OPEN is a venue and conferencing, live music & events space in Norwich, England. It is situated in the city centre, at the top of the Norwich Lanes. It is a Grade II listed building which was previously the regional headquarters for Barclays Bank. The original building was refurbished and reopened in 2010 as the home for its namesake, OPEN Youth Trust.

History 
The original building was sold to Barlett Gurney in 1779 for the purpose of establishing the Gurney's Bank. Gurney also installed bullion safes in the former wine cellars. In 1896, 20 banks including the Gurney's Bank were amalgamated under the name of Barclay & Co Ltd. Barclays soon outgrew their premises and in 1926 a new building was designed with a huge banking hall, offices and strong rooms.
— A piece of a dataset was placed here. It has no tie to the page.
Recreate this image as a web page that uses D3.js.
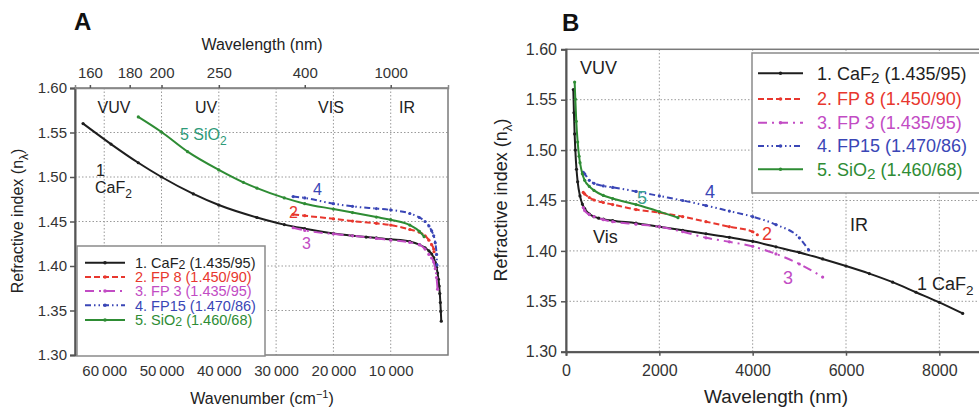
<!DOCTYPE html>
<html><head><meta charset="utf-8">
<script src="https://cdn.jsdelivr.net/npm/d3@7"></script>
<style>
body{margin:0;background:#fff;}
svg{font-family:"Liberation Sans",Arial,sans-serif;}
</style></head>
<body><svg id="c" width="979" height="410"></svg>
<script>
// ---- data (wavelength nm, refractive index) ----
const caf2Wl = [157,170,185,200,225,250,300,350,400,500,600,700,800,1000,1500,2000,2500,3000,3500,4000,4500,5000,5500,6000,6500,7000,7500,8000,8500];
const caf2N  = [1.560,1.537,1.516,1.500,1.481,1.4685,1.4545,1.4465,1.442,1.4365,1.434,1.4325,1.4315,1.430,1.4275,1.424,1.4205,1.417,1.4135,1.4095,1.404,1.3985,1.392,1.385,1.3775,1.369,1.359,1.349,1.338];
const fp8Wl  = [370,400,500,600,800,1000,1500,2000,2500,3000,3500,4000,4100];
const fp8N   = [1.458,1.4565,1.453,1.4505,1.448,1.446,1.441,1.438,1.434,1.429,1.424,1.419,1.416];
const fp3Wl  = [370,400,500,600,800,1000,1500,2000,2500,3000,3500,4000,4500,5000,5500];
const fp3N   = [1.443,1.440,1.436,1.434,1.431,1.429,1.4265,1.424,1.419,1.413,1.409,1.4045,1.397,1.387,1.374];
const fp15Wl = [370,400,500,600,800,1000,1500,2000,2500,3000,3500,4000,4500,5000,5200];
const fp15N  = [1.478,1.4765,1.470,1.467,1.4645,1.463,1.459,1.4545,1.450,1.445,1.4395,1.434,1.426,1.413,1.401];
const sio2Wl = [185,200,220,250,280,300,350,400,500,600,800,1000,1500,2000,2400];
const sio2N  = [1.5675,1.5505,1.5285,1.508,1.494,1.4875,1.4765,1.470,1.464,1.460,1.455,1.452,1.446,1.439,1.433];

const seriesNames = ["1. CaF\u2082 (1.435/95)","2. FP 8 (1.450/90)","3.  FP 3 (1.435/95)","4. FP15 (1.470/86)","5. SiO\u2082 (1.460/68)"];
const seriesColors = ["#1e1e1e","#e8372e","#c24cc4","#3a46b6","#2e8c34"];
const seriesDash = [null,"6,3","9,5,2,5","6,3,1.5,3,1.5,3",null];

const yTicks = [1.30,1.35,1.40,1.45,1.50,1.55,1.60];
const wnTicks = [60000,50000,40000,30000,20000,10000];
const wlTopTicks = [160,180,200,250,400,1000];
const wlTicksB = [0,2000,4000,6000,8000];

const series = [[caf2Wl,caf2N],[fp8Wl,fp8N],[fp3Wl,fp3N],[fp15Wl,fp15N],[sio2Wl,sio2N]].map((s,i)=>({
  pts: s[0].map((w,j)=>({wl:w,n:s[1][j]})), color:seriesColors[i], dash:seriesDash[i], name:seriesNames[i]
}));

const svg = d3.select("#c");
const fmtWn = d => d3.format(",")(d).replace(",", "\u2009");

function grid(g, x, y, xt, yt, x0,x1,y0,y1){
  g.selectAll(".vg").data(xt).join("line").attr("x1",d=>x(d)).attr("x2",d=>x(d)).attr("y1",y0).attr("y2",y1)
   .attr("stroke","#9a9a9a").attr("stroke-width",1).attr("stroke-dasharray","1.5,2");
  g.selectAll(".hg").data(yt).join("line").attr("x1",x0).attr("x2",x1).attr("y1",d=>y(d)).attr("y2",d=>y(d))
   .attr("stroke","#9a9a9a").attr("stroke-width",1).attr("stroke-dasharray","1.5,2");
}
function drawSeries(g, x, y, xv){
  const line = d3.line().x(d=>x(xv(d))).y(d=>y(d.n)).curve(d3.curveMonotoneX);
  series.forEach(s=>{
    g.append("path").attr("d",line(s.pts)).attr("fill","none").attr("stroke",s.color).attr("stroke-width",2)
      .attr("stroke-dasharray",s.dash);
    g.selectAll(null).data(s.pts).join("circle").attr("cx",d=>x(xv(d))).attr("cy",d=>y(d.n)).attr("r",1.6).attr("fill",s.color);
  });
}
function legend(g, bx, by, bw, bh, lx0, lx1, tx, rows, fs, sdy){
  g.append("rect").attr("x",bx).attr("y",by).attr("width",bw).attr("height",bh).attr("fill","#fff").attr("stroke","#8a8a8a").attr("stroke-width",1.5);
  series.forEach((s,i)=>{
    const yy = rows[i];
    g.append("line").attr("x1",lx0).attr("x2",lx1).attr("y1",yy).attr("y2",yy).attr("stroke",s.color).attr("stroke-width",2).attr("stroke-dasharray",s.dash);
    g.append("circle").attr("cx",(lx0+lx1)/2).attr("cy",yy).attr("r",1.8).attr("fill",s.color);
    const t = g.append("text").attr("x",tx).attr("y",yy+fs*0.36).attr("fill",s.color).attr("font-size",fs);
    const m = s.name.match(/^(.*?)\u2082(.*)$/);
    if(m){ t.append("tspan").text(m[1]); t.append("tspan").text("2").attr("dy",sdy).attr("font-size",fs*0.85); t.append("tspan").text(" "+m[2].trim()).attr("dy",-sdy);}
    else t.text(s.name);
  });
}
function sub(t, a, b, c, fs){
  t.append("tspan").text(a); t.append("tspan").text(b).attr("dy",fs*0.3).attr("font-size",fs*0.75); if(c) t.append("tspan").text(c).attr("dy",-fs*0.3);
}

// ================= Panel A =================
{
  const L=75,R=448,T=88,B=355;
  const x = d3.scaleLinear().domain([65100,0]).range([L,R]);
  const y = d3.scaleLinear().domain([1.30,1.60]).range([B,T]);
  const g = svg.append("g");
  grid(g,x,y,wnTicks,yTicks.slice(1,-1),L,R,T,B);
  g.append("rect").attr("x",L).attr("y",T).attr("width",R-L).attr("height",B-T).attr("fill","none").attr("stroke","#7a7a7a").attr("stroke-width",1.5);
  const ya = g.append("g").attr("transform",`translate(${L},0)`).call(d3.axisLeft(y).tickValues(yTicks).tickFormat(d3.format(".2f")).tickSize(5).tickPadding(3));
  const xb = g.append("g").attr("transform",`translate(0,${B})`).call(d3.axisBottom(x).tickValues(wnTicks).tickFormat(fmtWn).tickSize(0).tickPadding(10));
  const xt = g.append("g").attr("transform",`translate(0,${T})`).call(d3.axisTop(x).tickValues(wlTopTicks.map(w=>1e7/w)).tickFormat(d=>Math.round(1e7/d)).tickSize(3).tickPadding(7));
  [ya,xb,xt].forEach(a=>{a.select(".domain").attr("stroke","#555").attr("stroke-width",2);a.selectAll(".tick line").attr("stroke","#555").attr("stroke-width",1.5);
    a.selectAll("text").attr("font-size",15).attr("fill","#333").attr("font-family","Liberation Sans, Arial, sans-serif");});
  xb.select(".domain").remove(); xt.select(".domain").attr("stroke","#888").attr("stroke-width",1.5);
  drawSeries(g,x,y,d=>1e7/d.wl);
  legend(g,77,246,188,110,85,125,135,[262.7,277,291,305.3,320],14.5,1);
  // region labels
  [["VUV",114],["UV",206],["VIS",331],["IR",407]].forEach(([t,xx])=>g.append("text").attr("x",xx).attr("y",113).attr("text-anchor","middle").attr("font-size",16).attr("fill","#222").text(t));
  const s5 = g.append("text").attr("x",180).attr("y",140).attr("font-size",16).attr("fill","#2e9a78"); sub(s5,"5 SiO","2",null,16);
  g.append("text").attr("x",96).attr("y",176).attr("font-size",16).attr("fill","#222").text("1");
  const cf = g.append("text").attr("x",95).attr("y",193).attr("font-size",16).attr("fill","#222"); sub(cf,"CaF","2",null,16);
  g.append("text").attr("x",313).attr("y",195).attr("font-size",16).attr("fill",seriesColors[3]).text("4");
  g.append("text").attr("x",289).attr("y",218).attr("font-size",16).attr("fill",seriesColors[1]).text("2");
  g.append("text").attr("x",302).attr("y",249).attr("font-size",16).attr("fill",seriesColors[2]).text("3");
  // titles
  g.append("text").attr("x",262).attr("y",50).attr("text-anchor","middle").attr("font-size",16).attr("fill","#222").text("Wavelength (nm)");
  const wt = g.append("text").attr("x",262).attr("y",404).attr("text-anchor","middle").attr("font-size",16).attr("fill","#222");
  wt.append("tspan").text("Wavenumber (cm"); wt.append("tspan").text("\u22121").attr("dy",-6).attr("font-size",11); wt.append("tspan").text(")").attr("dy",6);
  const yt = g.append("text").attr("transform","translate(23,221) rotate(-90)").attr("text-anchor","middle").attr("font-size",16).attr("fill","#222");
  sub(yt,"Refractive index (n","\u03bb",")",16);
  g.append("text").attr("x",74).attr("y",30).attr("font-size",24).attr("font-weight","bold").attr("fill","#111").text("A");
}

// ================= Panel B =================
{
  const L=566,R=986,T=49.3,B=351.7;
  const x = d3.scaleLinear().domain([0,9000]).range([L,R]);
  const y = d3.scaleLinear().domain([1.30,1.60]).range([B,T]);
  const g = svg.append("g");
  grid(g,x,y,wlTicksB.slice(1),yTicks.slice(1,-1),L,R,T,B);
  g.append("rect").attr("x",L).attr("y",T).attr("width",R-L).attr("height",B-T).attr("fill","none").attr("stroke","#7a7a7a").attr("stroke-width",1.5);
  const ya = g.append("g").attr("transform",`translate(${L},0)`).call(d3.axisLeft(y).tickValues(yTicks).tickFormat(d3.format(".2f")).tickSize(5).tickPadding(4));
  const xb = g.append("g").attr("transform",`translate(0,${B})`).call(d3.axisBottom(x).tickValues(wlTicksB).tickFormat(d3.format("d")).tickSize(4).tickPadding(9));
  [ya,xb].forEach(a=>{a.select(".domain").attr("stroke","#555").attr("stroke-width",2);a.selectAll(".tick line").attr("stroke","#555").attr("stroke-width",1.5);
    a.selectAll("text").attr("font-size",16).attr("fill","#333").attr("font-family","Liberation Sans, Arial, sans-serif");});
  drawSeries(g,x,y,d=>d.wl);
  legend(g,752,53,240,140,758,803,817,[73.3,99,122.7,146,169.3],18,3);
  g.append("text").attr("x",580).attr("y",74).attr("font-size",18).attr("fill","#222").text("VUV");
  g.append("text").attr("x",593).attr("y",243).attr("font-size",18).attr("fill","#222").text("Vis");
  g.append("text").attr("x",850).attr("y",231).attr("font-size",18).attr("fill","#222").text("IR");
  const cl = g.append("text").attr("x",917).attr("y",290).attr("font-size",18).attr("fill","#222"); sub(cl,"1 CaF","2",null,18);
  g.append("text").attr("x",762).attr("y",240).attr("font-size",18).attr("fill",seriesColors[1]).text("2");
  g.append("text").attr("x",783).attr("y",284).attr("font-size",18).attr("fill",seriesColors[2]).text("3");
  g.append("text").attr("x",705).attr("y",198).attr("font-size",18).attr("fill",seriesColors[3]).text("4");
  g.append("text").attr("x",637).attr("y",204).attr("font-size",18).attr("fill","#3aa090").text("5");
  g.append("text").attr("x",776).attr("y",403).attr("text-anchor","middle").attr("font-size",19).attr("fill","#222").text("Wavelength (nm)");
  const yt = g.append("text").attr("transform","translate(507,200) rotate(-90)").attr("text-anchor","middle").attr("font-size",18).attr("fill","#222");
  sub(yt,"Refractive index (n","\u03bb",")",18);
  g.append("text").attr("x",562).attr("y",31).attr("font-size",24).attr("font-weight","bold").attr("fill","#111").text("B");
}
</script></body></html>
As a bank it was reputed to have had the longest banking counter in the UK, and became the regional headquarters of Barclays until it was sold to the Lind Trust in 2003.

OPEN Youth Trust 
After purchasing the building, the Lind Trust established a Youth Forum whose primary aim was to assess the needs of young people in Norfolk. In 2005 the OPEN Youth Trust (OPEN) received charitable status.  The charity currently relies on funding from grants and donations from Trusts, business and individuals.

The building has a capacity of 1,450 standing people in its live events area. In 2017, plans were submitted to increase this number to 1,800.

In April 2020, the OPEN Youth Trust went into liquidation.